Why do the astronauts open the payload doors once in orbit,
even if there is no payload?
ANSWER from Michael P. Moses on November 16, 1998:
The inside of the payload bay doors contain radiators that
provide cooling for the space shuttle. With all the electronics on-board, the
shuttle's systems get very hot very quickly. The system used to provide cooling
during ascent only has a limited lifetime (The water and ammonia used by the
system provides cooling during ascent and entry). Once in orbit with the doors
open, freon is circulated through the radiators in the shuttle payload bay
doors to provide a cooling loop, much like a home air conditioning unit.

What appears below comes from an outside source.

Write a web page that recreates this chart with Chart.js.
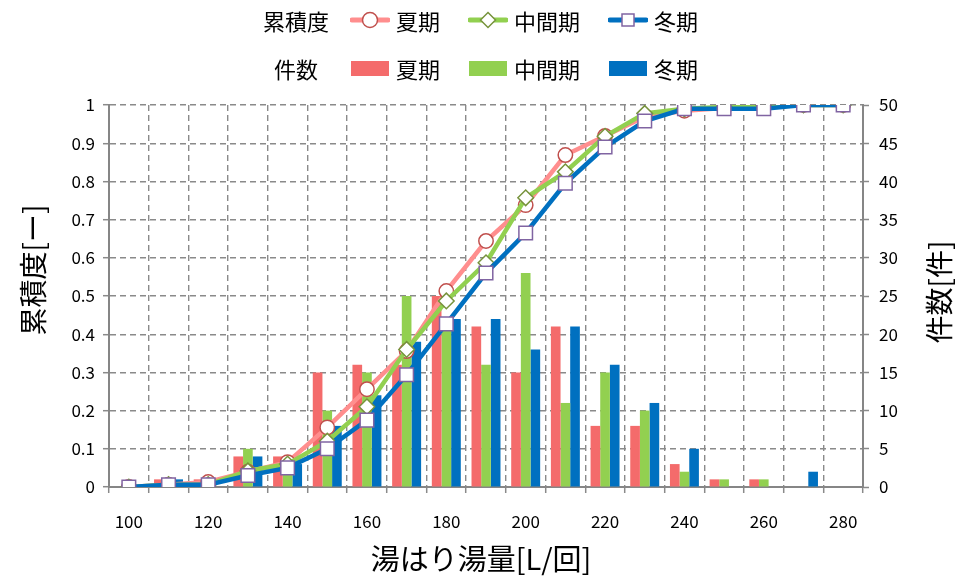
<!DOCTYPE html>
<html>
<head>
<meta charset="utf-8">
<script src="https://cdn.jsdelivr.net/npm/chart.js@4.4.1/dist/chart.umd.min.js"></script>
<style>
  html, body { margin: 0; padding: 0; background: #fff; }
  #wrap { position: relative; width: 958px; height: 577px; }
  #legend { position: absolute; left: 0; top: 0; width: 958px; font-family: "Noto Sans CJK JP", sans-serif; font-size: 22px; color: #000; }
  .row { position: absolute; left: 256px; height: 28px; display: flex; align-items: center; }
  .row .head { width: 80px; text-align: center; margin-right: 14px; }
  .item { display: flex; align-items: center; margin-right: 28px; }
  .item svg { margin-right: 6px; }
</style>
</head>
<body>
<div id="wrap">
  <canvas id="chart" width="958" height="577"></canvas>
  <div id="legend"></div>
</div>
<script>
// 湯はり湯量の分布（件数）と累積度
const categories = [100, 110, 120, 130, 140, 150, 160, 170, 180, 190, 200, 210, 220, 230, 240, 250, 260, 270, 280];
const seasons = ['夏期', '中間期', '冬期'];

// 件数 [件]
const countSummer = [0, 1, 1, 4, 4, 15, 16, 16, 25, 21, 15, 21, 8, 8, 3, 1, 1, 0, 0];
const countMid    = [0, 1, 0, 5, 3, 10, 15, 25, 21, 16, 28, 11, 15, 10, 2, 1, 1, 0, 0];
const countWinter = [0, 1, 0, 4, 3, 8, 12, 19, 22, 22, 18, 21, 16, 11, 5, 0, 0, 2, 0];

// 累積度 [-]
const cumSummer = [0, 0.006, 0.013, 0.04, 0.065, 0.156, 0.256, 0.356, 0.513, 0.644, 0.738, 0.869, 0.919, 0.969, 0.985, 0.992, 0.996, 1, 1];
const cumMid    = [0, 0.006, 0.006, 0.042, 0.06, 0.12, 0.21, 0.36, 0.487, 0.587, 0.757, 0.825, 0.918, 0.978, 0.99, 0.995, 1, 1, 1];
const cumWinter = [0, 0.006, 0.006, 0.03, 0.05, 0.1, 0.175, 0.294, 0.427, 0.56, 0.665, 0.795, 0.89, 0.958, 0.99, 0.99, 0.99, 1, 1];

const leftTicks = [0, 0.1, 0.2, 0.3, 0.4, 0.5, 0.6, 0.7, 0.8, 0.9, 1];
const rightTicks = [0, 5, 10, 15, 20, 25, 30, 35, 40, 45, 50];

const xTitle = '湯はり湯量[L/回]';
const yLeftTitle = '累積度[ー]';
const yRightTitle = '件数[件]';

const barColors = ['#F46B6B', '#92D050', '#0070C0'];
const lineColors = ['#FF8E8E', '#92D050', '#0070C0'];
const markerBorders = ['#C0504D', '#77933C', '#8064A2'];
const markerStyles = ['circle', 'rectRot', 'rect'];
const markerRadius = [7.2, 7.8, 9.6];

const gridGray = '#8A8A8A';
const fontFamily = '"Noto Sans CJK JP", "Noto Sans", sans-serif';
Chart.defaults.font.family = fontFamily;
Chart.defaults.color = '#000';

const countData = [countSummer, countMid, countWinter];
const cumData = [cumSummer, cumMid, cumWinter];

const datasets = [];
seasons.forEach((name, i) => {
  datasets.push({
    type: 'line',
    label: name,
    data: cumData[i],
    yAxisID: 'y',
    order: 3 - i,
    borderColor: lineColors[i],
    borderWidth: 4.5,
    tension: 0,
    pointStyle: markerStyles[i],
    pointRadius: markerRadius[i],
    pointBackgroundColor: '#fff',
    pointBorderColor: markerBorders[i],
    pointBorderWidth: 1.5
  });
});
seasons.forEach((name, i) => {
  datasets.push({
    type: 'bar',
    label: name,
    data: countData[i],
    yAxisID: 'y1',
    order: 10,
    backgroundColor: barColors[i],
    borderWidth: 0,
    categoryPercentage: 0.73,
    barPercentage: 1
  });
});

// 軸タイトル（元図の位置に合わせて描画）
const axisTitles = {
  id: 'axisTitles',
  afterDraw(chart) {
    const c = chart.ctx;
    c.save();
    c.fillStyle = '#000';
    c.textAlign = 'center';
    c.textBaseline = 'middle';
    c.font = '29px ' + fontFamily;
    c.fillText(xTitle, 481, 559);
    c.font = '28px ' + fontFamily;
    c.save();
    c.translate(33, 270);
    c.rotate(-Math.PI / 2);
    c.fillText(yLeftTitle, 0, 0);
    c.restore();
    c.save();
    c.translate(939, 292);
    c.rotate(-Math.PI / 2);
    c.fillText(yRightTitle, 0, 0);
    c.restore();
    c.restore();
  }
};

const ctx = document.getElementById('chart');
new Chart(ctx, {
  data: { labels: categories, datasets: datasets },
  plugins: [axisTitles],
  options: {
    responsive: false,
    animation: false,
    events: [],
    layout: { padding: { top: 105, left: 0, right: 0, bottom: 0 } },
    plugins: { legend: { display: false }, tooltip: { enabled: false } },
    scales: {
      x: {
        type: 'category',
        offset: true,
        afterFit: s => { s.height = 90; },
        grid: { offset: true, color: gridGray, lineWidth: 1.4, tickLength: 6, tickColor: gridGray, tickWidth: 1.5 },
        border: { display: true, color: '#868686', width: 2, dash: [6, 4] },
        ticks: {
          autoSkip: false, maxRotation: 0, padding: 18,
          font: { size: 17 },
          callback: (v, idx) => idx % 2 === 0 ? String(categories[idx]) : ''
        }
      },
      y: {
        position: 'left',
        min: 0, max: 1,
        afterFit: s => { s.width = 109; },
        afterBuildTicks: s => { s.ticks = leftTicks.map(v => ({ value: v })); },
        grid: { color: gridGray, lineWidth: 1.4, tickLength: 6, tickColor: gridGray, tickWidth: 1.5 },
        border: { display: true, color: '#868686', width: 2, dash: [6, 4] },
        ticks: { padding: 8, font: { size: 17 }, callback: v => String(Number(v.toFixed(1))) }
      },
      y1: {
        position: 'right',
        min: 0, max: 50,
        afterFit: s => { s.width = 95; },
        afterBuildTicks: s => { s.ticks = rightTicks.map(v => ({ value: v })); },
        grid: { drawOnChartArea: false, tickLength: 6, tickColor: gridGray, tickWidth: 1.5 },
        border: { display: true, color: '#868686', width: 2 },
        ticks: { padding: 10, font: { size: 17 }, callback: v => String(v) }
      }
    }
  }
});

// 凡例（累積度：線、件数：棒）
function lineSwatch(i) {
  const c = lineColors[i], b = markerBorders[i];
  let marker = '';
  if (markerStyles[i] === 'circle') {
    marker = `<circle cx="20" cy="11" r="7.5" fill="#fff" stroke="${b}" stroke-width="1.5"/>`;
  } else if (markerStyles[i] === 'rectRot') {
    marker = `<polygon points="20,3.5 27.5,11 20,18.5 12.5,11" fill="#fff" stroke="${b}" stroke-width="1.5"/>`;
  } else {
    marker = `<rect x="14" y="5" width="12" height="12" fill="#fff" stroke="${b}" stroke-width="1.5"/>`;
  }
  return `<svg width="40" height="22"><line x1="2" y1="11" x2="38" y2="11" stroke="${c}" stroke-width="5" stroke-linecap="round"/>${marker}</svg>`;
}
function barSwatch(i) {
  return `<svg width="40" height="22"><rect x="1" y="4" width="38" height="15" fill="${barColors[i]}"/></svg>`;
}
const legend = document.getElementById('legend');
let html = '<div class="row" style="top:6px"><div class="head">累積度</div>';
seasons.forEach((n, i) => { html += `<div class="item">${lineSwatch(i)}<span>${n}</span></div>`; });
html += '</div><div class="row" style="top:54px"><div class="head">件数</div>';
seasons.forEach((n, i) => { html += `<div class="item">${barSwatch(i)}<span>${n}</span></div>`; });
html += '</div>';
legend.innerHTML = html;
</script>
</body>
</html>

Opening the doors is the most important thing done when the shuttle reaches
orbit. If for some reason the doors would not open, the shuttle would have to re-enter
at the next opportunity.
Who drives the shuttle when the astronauts are asleep?
ANSWER from Jerry P. Jason & James B. McDede on April 7,
1997:
The shuttle in effect has cruise control called the DAP (Digital Auto Pilot). When on orbit, the shuttle gets attitude information from IMU's (Inertial Measurement Units). Attitude is different from altitude. Attitude is the orientation of the shuttle. The GPC (General Purpose Computer) uses the IMU information to calculate when the shuttle needs to fire RCS (Reaction Control System) Jets. The RCS jets firing adjusts the attitude of the shuttle. The GPC monitors and maintains the shuttle attitude continuously, except when the crew takes manual control.